Two recent reports have numbers scarier than the usual.

Yesterday, the Intergovernmental Panel on Climate Change released the Summary for Policy Makers: Impacts, Adaptation and Vulnerability.

Whatever your newspaper or TV summary of the summary, reading this completely through is scarier. One from each region of the world:

Africa
• Agricultural production, including access to food, in many African countries and regions is projected to be severely compromised by climate variability and change. The area suitable for agriculture, the length of growing seasons and yield potential, particularly along the margins of semi-arid and arid areas, are expected to decrease. This would further adversely affect food security and exacerbate malnutrition in the continent. In some countries, yields from rain-fed agriculture could be reduced by up to 50% by 2020.

Asia
• Freshwater availability in Central, South, East and Southeast Asia particularly in large river basins is projected to decrease due to climate change which, along with population growth and increasing demand arising from higher standards of living, could adversely affect more than a billion people by the 2050s.

Australia and New Zealand
• Significant loss of biodiversity is projected to occur by 2020 in some ecologically-rich sites including the Great Barrier Reef and Queensland Wet Tropics. Other sites at risk include Kakadu wetlands, south-west Australia, sub-Antarctic islands and the alpine areas of both countries.

Europe
• Nearly all European regions are anticipated to be negatively affected by some future impacts of climate change and these will pose challenges to many economic sectors. Climate change is expected to magnify regional differences in Europe’s natural resources and assets. Negative impacts will include increased risk of inland flash floods, and more frequent coastal flooding and increased erosion (due to storminess and sealevel rise). The great majority of organisms and ecosystems will have difficulties adapting to climate change. Mountainous areas will face glacier retreat, reduced snow cover and winter tourism, and extensive species losses (in some areas up to 60% under high emission scenarios by 2080).

Latin America
• By mid-century, increases in temperature and associated decreases in soil water are projected to lead to gradual replacement of tropical forest by savanna in eastern Amazonia. Semi-arid vegetation will tend to be replaced by arid-land vegetation. There is a risk of significant biodiversity loss through species extinction in many areas of tropical Latin America.

North America
• Coastal communities and habitats will be increasingly stressed by climate change impacts interacting with development and pollution. Population growth and the rising value of infrastructure in coastal areas increase vulnerability to climate variability and future climate change, with losses projected to increase if the intensity of tropical storms increases. Current adaptation is uneven and readiness for increased exposure is low.

Polar Regions
• In the Polar Regions, the main projected biophysical effects are reductions in thickness and extent of glaciers and ice sheets, and changes in natural ecosystems with detrimental effects on many organisms including migratory birds, mammals and higher predators. In the Arctic, additional impacts include reductions in the extent of sea ice and permafrost, increased coastal erosion, and an increase in the depth of permafrost seasonal thawing.

Small Islands
• Climate change is projected by the mid-century to reduce water resources in many small islands, e.g., in the Caribbean and Pacific, to the point where they become insufficient to meet demand during low rainfall periods.

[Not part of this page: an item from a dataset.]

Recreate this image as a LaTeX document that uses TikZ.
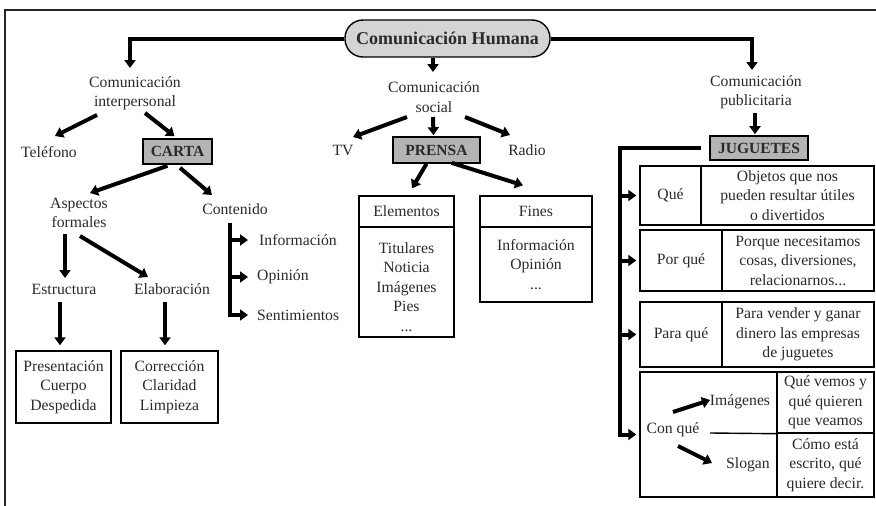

For a light-hearted look at climate change, see the April 1 post of RealClimate:

The hypothesis begins with the simple observation that most sheep are white, and therefore have a higher albedo than the land on which they typically graze (see figure below). This effect is confirmed by the recent Sheep Radiation Budget Experiment. The next step in the chain of logic is to note that the sheep population of New Zealand has plummeted in recent years. The resulting decrease in albedo leads to an increase in absorbed Solar radiation, thus warming the planet.